The show is directed by Marcia Weiss, who said Wilder stresses universality of every human being’s experience.
“We all are born, many of us get married, some have children, but everybody dies. It’s inescapable and irrefutable.”
The importance of realizing life as it's being lived and appreciate it is a strong theme throughout the play, said Weiss. But that’s a tough thing for humans to do, busy as they are caught up in the business of living.
“I think we’re incapable of doing it all the time. But one of the most magnificent things about this play is that it’s a wakeup call to be appreciative, to be aware, to look at the sky, to look at the stars, to listen to quietness, to slow down in a life that is very unrepresentative of our current existence, which is very technology driven, very screen driven.
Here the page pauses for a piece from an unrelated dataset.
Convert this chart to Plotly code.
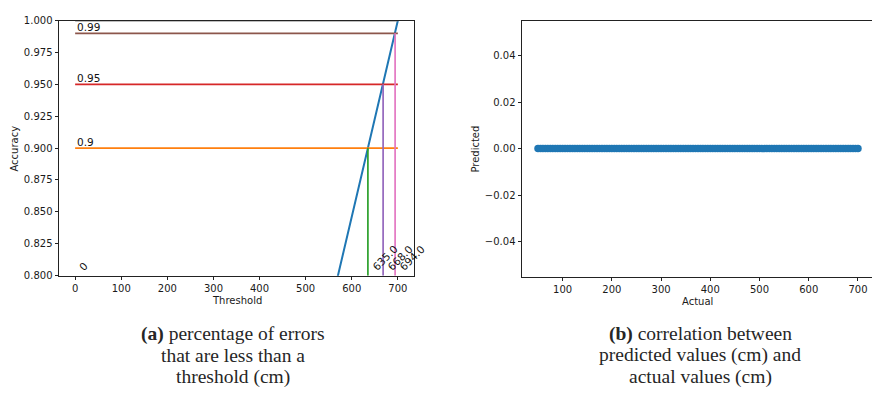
import plotly.graph_objects as go

# --- (a) accuracy vs. error threshold -------------------------------------
threshold = [0, 50, 700]
accuracy = [0.0, 0.0, 1.0]

acc_levels = [0.9, 0.95, 0.99, 1.0]
acc_level_labels = ["0.9", "0.95", "0.99", ""]
level_thresholds = [635.0, 668.0, 694.0]
level_threshold_labels = ["635.0", "668.0", "694.0"]
hline_colors = ["#ff7f0e", "#d62728", "#8c564b", "#7f7f7f"]
vline_colors = ["#2ca02c", "#9467bd", "#e377c2"]
x_ticks_a = [0, 100, 200, 300, 400, 500, 600, 700]
y_ticks_a = [0.8, 0.825, 0.85, 0.875, 0.9, 0.925, 0.95, 0.975, 1.0]

# --- (b) predicted vs. actual ---------------------------------------------
actual = [50, 55, 60, 65, 70, 75, 80, 85, 90, 95, 100, 105, 110, 115, 120,
          125, 130, 135, 140, 145, 150, 155, 160, 165, 170, 175, 180, 185,
          190, 195, 200, 205, 210, 215, 220, 225, 230, 235, 240, 245, 250,
          255, 260, 265, 270, 275, 280, 285, 290, 295, 300, 305, 310, 315,
          320, 325, 330, 335, 340, 345, 350, 355, 360, 365, 370, 375, 380,
          385, 390, 395, 400, 405, 410, 415, 420, 425, 430, 435, 440, 445,
          450, 455, 460, 465, 470, 475, 480, 485, 490, 495, 500, 505, 510,
          515, 520, 525, 530, 535, 540, 545, 550, 555, 560, 565, 570, 575,
          580, 585, 590, 595, 600, 605, 610, 615, 620, 625, 630, 635, 640,
          645, 650, 655, 660, 665, 670, 675, 680, 685, 690, 695, 700]
predicted = [0, 0, 0, 0, 0, 0, 0, 0, 0, 0, 0, 0, 0, 0, 0, 0, 0, 0, 0, 0, 0,
             0, 0, 0, 0, 0, 0, 0, 0, 0, 0, 0, 0, 0, 0, 0, 0, 0, 0, 0, 0, 0,
             0, 0, 0, 0, 0, 0, 0, 0, 0, 0, 0, 0, 0, 0, 0, 0, 0, 0, 0, 0, 0,
             0, 0, 0, 0, 0, 0, 0, 0, 0, 0, 0, 0, 0, 0, 0, 0, 0, 0, 0, 0, 0,
             0, 0, 0, 0, 0, 0, 0, 0, 0, 0, 0, 0, 0, 0, 0, 0, 0, 0, 0, 0, 0,
             0, 0, 0, 0, 0, 0, 0, 0, 0, 0, 0, 0, 0, 0, 0, 0, 0, 0, 0, 0, 0,
             0, 0, 0, 0, 0]
x_ticks_b = [100, 200, 300, 400, 500, 600, 700]
y_ticks_b = [-0.04, -0.02, 0.0, 0.02, 0.04]
y_tick_text_b = ["\u22120.04", "\u22120.02", "0.00", "0.02", "0.04"]

captions_a = ["<b>(a)</b> percentage of errors", "that are less than a", "threshold (cm)"]
captions_b = ["<b>(b)</b> correlation between", "predicted values (cm) and", "actual values (cm)"]

W, H = 872, 399
TICK_FONT = dict(family="DejaVu Sans", size=10, color="#1a1a1a")
LABEL_FONT = dict(family="DejaVu Sans", size=10, color="#1a1a1a")
CAPTION_FONT = dict(family="Liberation Serif", size=19.5, color="#262626")

fig = go.Figure()

# accuracy curve
fig.add_trace(go.Scatter(x=threshold, y=accuracy, mode="lines",
                         line=dict(color="#1f77b4", width=2),
                         xaxis="x", yaxis="y", showlegend=False))

# horizontal accuracy levels and the vertical thresholds that reach them
for i, lvl in enumerate(acc_levels):
    fig.add_trace(go.Scatter(x=[0, 700], y=[lvl, lvl], mode="lines",
                             line=dict(color=hline_colors[i], width=1.7),
                             xaxis="x", yaxis="y", showlegend=False))
    if i < len(level_thresholds):
        t = level_thresholds[i]
        fig.add_trace(go.Scatter(x=[t, t], y=[0.8, lvl], mode="lines",
                                 line=dict(color=vline_colors[i], width=1.7),
                                 xaxis="x", yaxis="y", showlegend=False))

# scatter of predictions
fig.add_trace(go.Scatter(x=actual, y=predicted, mode="markers",
                         marker=dict(color="#1f77b4", size=7.5, line=dict(width=0)),
                         xaxis="x2", yaxis="y2", showlegend=False))

axis_common = dict(showgrid=False, zeroline=False, showline=True, linecolor="#222",
                   linewidth=1, ticks="outside", ticklen=3.5, tickwidth=1,
                   tickcolor="#222", tickfont=TICK_FONT)

fig.update_layout(
    width=W, height=H, margin=dict(l=0, r=0, t=0, b=0),
    paper_bgcolor="white", plot_bgcolor="white",
    xaxis=dict(domain=[59 / W, 414 / W], range=[-35, 735], tickvals=x_ticks_a,
               mirror=True, anchor="y", **axis_common),
    yaxis=dict(domain=[1 - 278 / H, 1 - 15 / H], range=[0.8, 1.0], tickvals=y_ticks_a,
               tickformat=".3f", mirror=True, anchor="x", **axis_common),
    xaxis2=dict(domain=[522 / W, 1.0], range=[17.5, 728.5], tickvals=x_ticks_b,
                mirror=True, anchor="y2", **axis_common),
    yaxis2=dict(domain=[1 - 279 / H, 1 - 15 / H], range=[-0.055, 0.055], tickvals=y_ticks_b,
                ticktext=y_tick_text_b, mirror=False, anchor="x2", **axis_common),
)

ann = []
# level labels
for lvl, lab in zip(acc_levels, acc_level_labels):
    if lab:
        ann.append(dict(x=0, y=lvl, xref="x", yref="y", text=lab, showarrow=False,
                        xanchor="left", yanchor="bottom", yshift=-2,
                        font=dict(family="DejaVu Sans", size=10.5, color="#111")))
# threshold labels along the bottom
for t, lab in zip([0] + level_thresholds, ["0"] + level_threshold_labels):
    ann.append(dict(x=t, y=0.8, xref="x", yref="y", text=lab, showarrow=False,
                    textangle=-45, xanchor="left", yanchor="bottom", xshift=-1,
                    font=dict(family="DejaVu Sans", size=10.5, color="#111")))

# axis titles
ann += [
    dict(x=(59 + 414) / 2 / W, y=1 - 304 / H, xref="paper", yref="paper", text="Threshold",
         showarrow=False, font=LABEL_FONT, xanchor="center", yanchor="middle"),
    dict(x=15 / W, y=1 - 147 / H, xref="paper", yref="paper", text="Accuracy",
         showarrow=False, textangle=-90, font=LABEL_FONT, xanchor="center", yanchor="middle"),
    dict(x=(522 + 872) / 2 / W, y=1 - 305 / H, xref="paper", yref="paper", text="Actual",
         showarrow=False, font=LABEL_FONT, xanchor="center", yanchor="middle"),
    dict(x=476 / W, y=1 - 147 / H, xref="paper", yref="paper", text="Predicted",
         showarrow=False, textangle=-90, font=LABEL_FONT, xanchor="center", yanchor="middle"),
]

# captions
for k, (ca, cb) in enumerate(zip(captions_a, captions_b)):
    yc = 1 - (338 + 22 * k) / H
    ann.append(dict(x=233 / W, y=yc, xref="paper", yref="paper", text=ca, showarrow=False,
                    font=CAPTION_FONT, xanchor="center", yanchor="middle"))
    ann.append(dict(x=700 / W, y=yc, xref="paper", yref="paper", text=cb, showarrow=False,
                    font=CAPTION_FONT, xanchor="center", yanchor="middle"))

fig.update_layout(annotations=ann)
fig.write_html("out.html")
This is a real trip back which I think everybody needs to take.”
“The play is very much down to the essence of what human life is.”
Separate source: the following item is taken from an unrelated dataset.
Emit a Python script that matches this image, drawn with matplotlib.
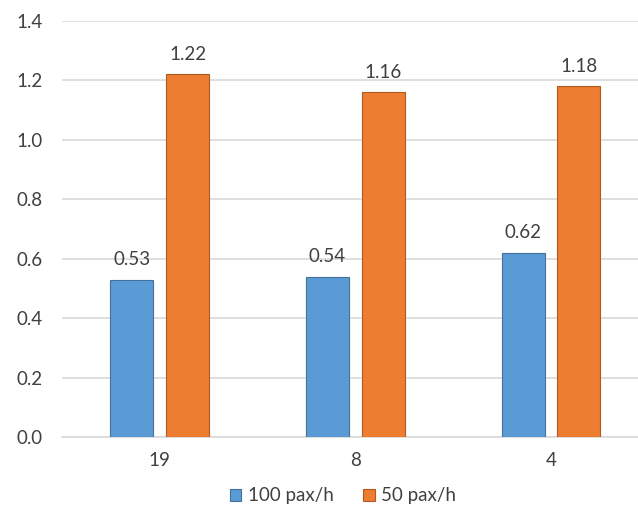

“Our Town” was first performed to great acclaim in 1938. Wilder specified that the play should be performed without sets or props, which was most unusual at that time. Community Players is staying true to that, said Weiss, with just a few risers upstage and nothing more. “I think it echoes the platforms of a Greek chorus," she said.
“What inspired Thornton Wilder to write the play was a time in his 20s and he was in Rome to study archeology. He was in some ruins, and he looked through the ruins and he saw a chimney.”
“He realized these people lived and died, they worked, they provided for their families, smoke went up their chimney. And at the same time, he was hearing all the traffic in Rome. I think that element of life from long, long ago ‘til now was something that really struck him.”
Central to “Our Town” is the character of the Stage Manager, played in this production by Dakota McDaniels.
“We’ve talked so much about who the Stage Manager is. He does narrate the action, he participates in the action and many times he actually drives the action. He’s totally omniscient, and he’s very compassionate.”
“In 1938, I can’t imagine how innovative this play seemed. And what’s really unusual is it’s still innovative now. You know, the whole idea of miming entire scenes, that’s not something you’d see regularly in the theater. The professional theater is very oriented for spectacle, lots of flash, lots of dance, lots of huge sets, lots of big things happening. That’s not what happens here.”
Not having any props for the actors might make the prop master’s job easier, but Weiss said it can be difficult for the actors.
"It seems like having nothing to work with might be easy, but in fact it’s very challenging. Because it’s all coming from you. The actor has to tell the story totally on their own. They can’t be dependent on something visual and concrete. They have to create the entire story.”
“Our Town” is a popular choice for many theater companies, said Weiss, and is one of the most produced plays in the United States. And, no, it’s not just because the lack of sets and props makes it easy to stage.
“It’s the story that everybody gravitates to and connects to in a very, very deep way."
“Our Town” opens with a preview Jan. 9 and continues through Jan. 19 at Community Players in Bloomington.
Due to complex themes of life and death, the play is rated PG-13.